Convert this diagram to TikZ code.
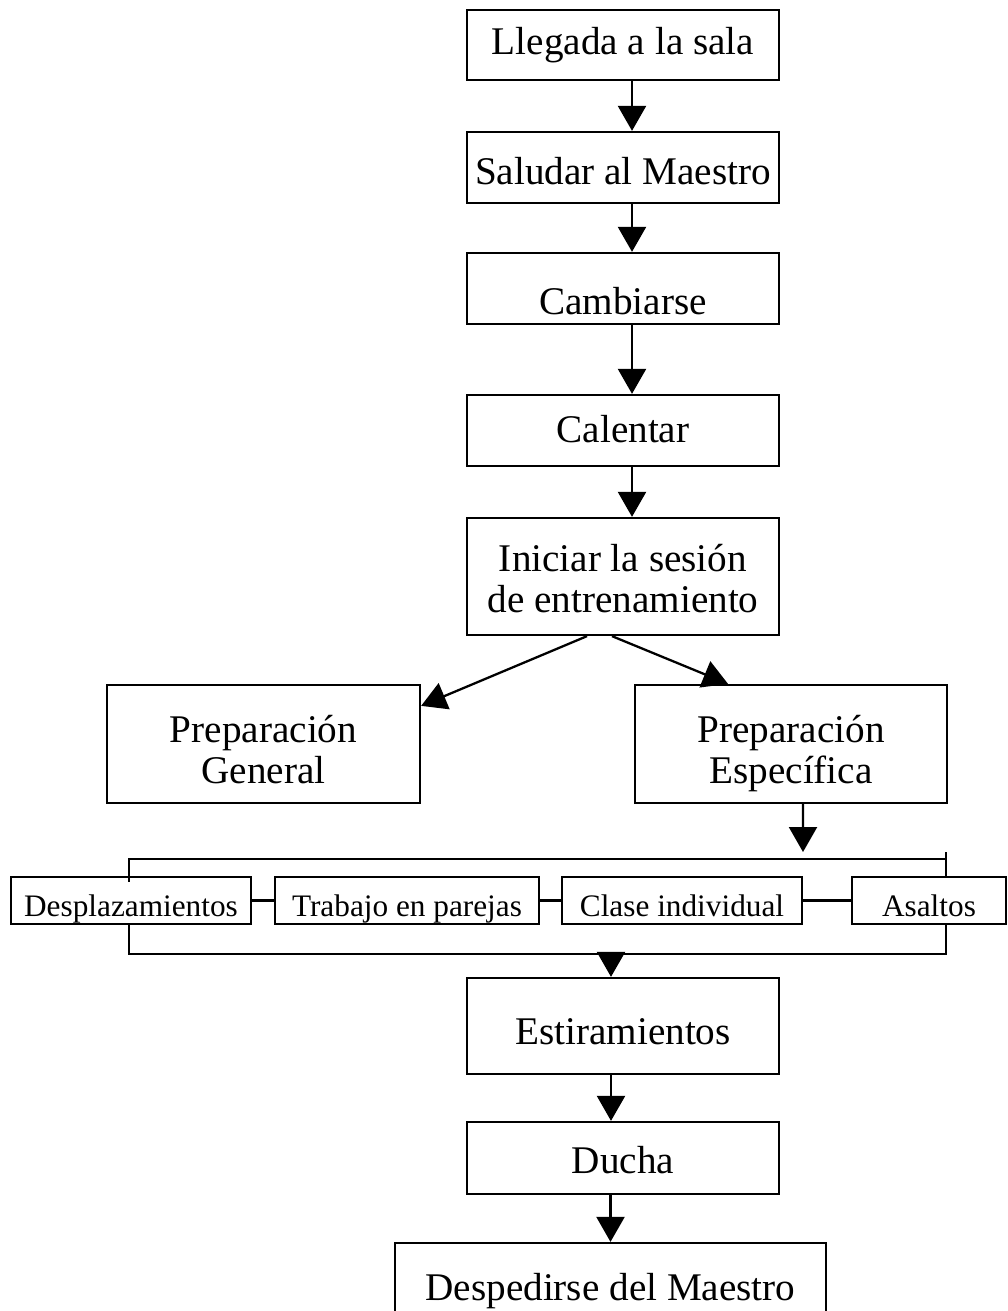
\documentclass[tikz,border=0pt]{standalone}
\usepackage{fontspec}
\setmainfont{Liberation Serif}
\usetikzlibrary{arrows.meta,positioning,calc}

\begin{document}
\begin{tikzpicture}
[   pbox/.style={draw=black, line width=1.3pt, align=center, inner sep=0pt, minimum width=6.24cm, minimum height=1.42cm, text depth=0pt, font=\fontsize{22.3}{22.8}\selectfont},
    tbox/.style={pbox, minimum height=2.34cm},
    sbox/.style={draw=black, line width=1.3pt, inner sep=0pt, minimum height=0.94cm, text height=0.62cm, text depth=0pt, font=\fontsize{17.8}{20}\selectfont},
    flow/.style={line width=1.3pt, -{Triangle[length=0.5cm,width=0.56cm]}},
    link/.style={line width=1.3pt}, ]

    \useasboundingbox (0,0) rectangle (20.16,-26.22);

    \node[pbox, minimum height=1.4cm, text height=0.4cm] (llegada) at (12.46,-0.9) {Llegada a la sala};
    \node[pbox, text height=0.7cm] (saludar) at (12.46,-3.35) {Saludar al Maestro};
    \node[pbox, text height=1.06cm] (cambiar) at (12.46,-5.77) {Cambiarse};
    \node[pbox, text height=0.46cm] (calentar) at (12.46,-8.61) {Calentar};
    \node[tbox, text height=1.42cm] (iniciar) at (12.46,-11.53) {Iniciar la sesión\\de entrenamiento};

    \node[tbox, minimum width=6.26cm, minimum height=2.36cm, text height=1.56cm] (general) at (5.27,-14.88) {Preparación\\General};
    \node[tbox, minimum height=2.36cm, text height=1.56cm] (especifica) at (15.82,-14.88) {Preparación\\Específica};

    % fila de actividades
    \node[sbox, minimum width=4.8cm] (despl) at (2.62,-18.01) {Desplazamientos};
    \node[sbox, minimum width=5.28cm] (trabajo) at (8.14,-18.01) {Trabajo en parejas};
    \node[sbox, minimum width=4.8cm] (clase) at (13.64,-18.01) {Clase individual};
    \node[sbox, minimum width=3.08cm] (asaltos) at (18.58,-18.01) {Asaltos};

    \node[pbox, minimum height=1.92cm, text height=0.72cm] (estir) at (12.46,-20.52) {Estiramientos};
    \node[pbox, minimum height=1.44cm, text height=0.6cm] (ducha) at (12.46,-23.16) {Ducha};
    \node[pbox, minimum width=8.62cm, minimum height=1.84cm, text height=0.44cm] (desped) at (12.21,-25.78) {Despedirse del Maestro};

    \coordinate (esptip) at (16.06,-17.04);
    \coordinate (tl) at (2.58,-17.18);
    \coordinate (tr) at (18.92,-17.18);
    \coordinate (trtop) at (18.92,-17.04);
    \coordinate (bl) at (2.58,-19.08);
    \coordinate (br) at (18.92,-19.08);
    \coordinate (bm) at (12.22,-19.08);

\foreach \a/\b in {llegada/saludar, saludar/cambiar, cambiar/calentar, calentar/iniciar}
{
    \draw[flow] ([xshift=0.18cm]\a.south) -- ([xshift=0.18cm]\b.north);
}

    \draw[flow] ([xshift=-0.72cm]iniciar.south) -- ([yshift=-0.44cm]general.north east);
    \draw[flow] ([xshift=-0.22cm]iniciar.south) -- ([xshift=-1.26cm]especifica.north);
    \draw[flow] ([xshift=0.24cm]especifica.south) -- (esptip);

    % llaves de la fila
    \draw[link] ([yshift=-0.12cm]tl |- despl.north) -- (tl) -- (tr);
    \draw[link] (trtop) -- (tr |- asaltos.north);
    \draw[link] (tl |- despl.south) -- (bl) -- (br) -- (br |- asaltos.south);
    \draw[link] (despl) -- (trabajo);
    \draw[link] (trabajo) -- (clase);
    \draw[link] (clase) -- (asaltos);

    \draw[flow] (bm) -- ([xshift=-0.24cm]estir.north);
    \draw[flow] ([xshift=-0.24cm]estir.south) -- ([xshift=-0.24cm]ducha.north);
    \draw[flow] (ducha.south -| desped.north) -- (desped.north);

\end{tikzpicture}
\end{document}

Objective =>
Copy out the listing exactly as it stands, but not the pictures.

Reply to the task =>
Convert this diagram to TikZ code.
\documentclass[tikz,border=0pt]{standalone}
\usepackage{fontspec}
\setmainfont{Liberation Serif}
\usetikzlibrary{arrows.meta,positioning,calc}

\begin{document}
\begin{tikzpicture}
[   pbox/.style={draw=black, line width=1.3pt, align=center, inner sep=0pt, minimum width=6.24cm, minimum height=1.42cm, text depth=0pt, font=\fontsize{22.3}{22.8}\selectfont},
    tbox/.style={pbox, minimum height=2.34cm},
    sbox/.style={draw=black, line width=1.3pt, inner sep=0pt, minimum height=0.94cm, text height=0.62cm, text depth=0pt, font=\fontsize{17.8}{20}\selectfont},
    flow/.style={line width=1.3pt, -{Triangle[length=0.5cm,width=0.56cm]}},
    link/.style={line width=1.3pt}, ]

    \useasboundingbox (0,0) rectangle (20.16,-26.22);

    \node[pbox, minimum height=1.4cm, text height=0.4cm] (llegada) at (12.46,-0.9) {Llegada a la sala};
    \node[pbox, text height=0.7cm] (saludar) at (12.46,-3.35) {Saludar al Maestro};
    \node[pbox, text height=1.06cm] (cambiar) at (12.46,-5.77) {Cambiarse};
    \node[pbox, text height=0.46cm] (calentar) at (12.46,-8.61) {Calentar};
    \node[tbox, text height=1.42cm] (iniciar) at (12.46,-11.53) {Iniciar la sesión\\de entrenamiento};

    \node[tbox, minimum width=6.26cm, minimum height=2.36cm, text height=1.56cm] (general) at (5.27,-14.88) {Preparación\\General};
    \node[tbox, minimum height=2.36cm, text height=1.56cm] (especifica) at (15.82,-14.88) {Preparación\\Específica};

    % fila de actividades
    \node[sbox, minimum width=4.8cm] (despl) at (2.62,-18.01) {Desplazamientos};
    \node[sbox, minimum width=5.28cm] (trabajo) at (8.14,-18.01) {Trabajo en parejas};
    \node[sbox, minimum width=4.8cm] (clase) at (13.64,-18.01) {Clase individual};
    \node[sbox, minimum width=3.08cm] (asaltos) at (18.58,-18.01) {Asaltos};

    \node[pbox, minimum height=1.92cm, text height=0.72cm] (estir) at (12.46,-20.52) {Estiramientos};
    \node[pbox, minimum height=1.44cm, text height=0.6cm] (ducha) at (12.46,-23.16) {Ducha};
    \node[pbox, minimum width=8.62cm, minimum height=1.84cm, text height=0.44cm] (desped) at (12.21,-25.78) {Despedirse del Maestro};

    \coordinate (esptip) at (16.06,-17.04);
    \coordinate (tl) at (2.58,-17.18);
    \coordinate (tr) at (18.92,-17.18);
    \coordinate (trtop) at (18.92,-17.04);
    \coordinate (bl) at (2.58,-19.08);
    \coordinate (br) at (18.92,-19.08);
    \coordinate (bm) at (12.22,-19.08);

\foreach \a/\b in {llegada/saludar, saludar/cambiar, cambiar/calentar, calentar/iniciar}
{
    \draw[flow] ([xshift=0.18cm]\a.south) -- ([xshift=0.18cm]\b.north);
}

    \draw[flow] ([xshift=-0.72cm]iniciar.south) -- ([yshift=-0.44cm]general.north east);
    \draw[flow] ([xshift=-0.22cm]iniciar.south) -- ([xshift=-1.26cm]especifica.north);
    \draw[flow] ([xshift=0.24cm]especifica.south) -- (esptip);

    % llaves de la fila
    \draw[link] ([yshift=-0.12cm]tl |- despl.north) -- (tl) -- (tr);
    \draw[link] (trtop) -- (tr |- asaltos.north);
    \draw[link] (tl |- despl.south) -- (bl) -- (br) -- (br |- asaltos.south);
    \draw[link] (despl) -- (trabajo);
    \draw[link] (trabajo) -- (clase);
    \draw[link] (clase) -- (asaltos);

    \draw[flow] (bm) -- ([xshift=-0.24cm]estir.north);
    \draw[flow] ([xshift=-0.24cm]estir.south) -- ([xshift=-0.24cm]ducha.north);
    \draw[flow] (ducha.south -| desped.north) -- (desped.north);

\end{tikzpicture}
\end{document}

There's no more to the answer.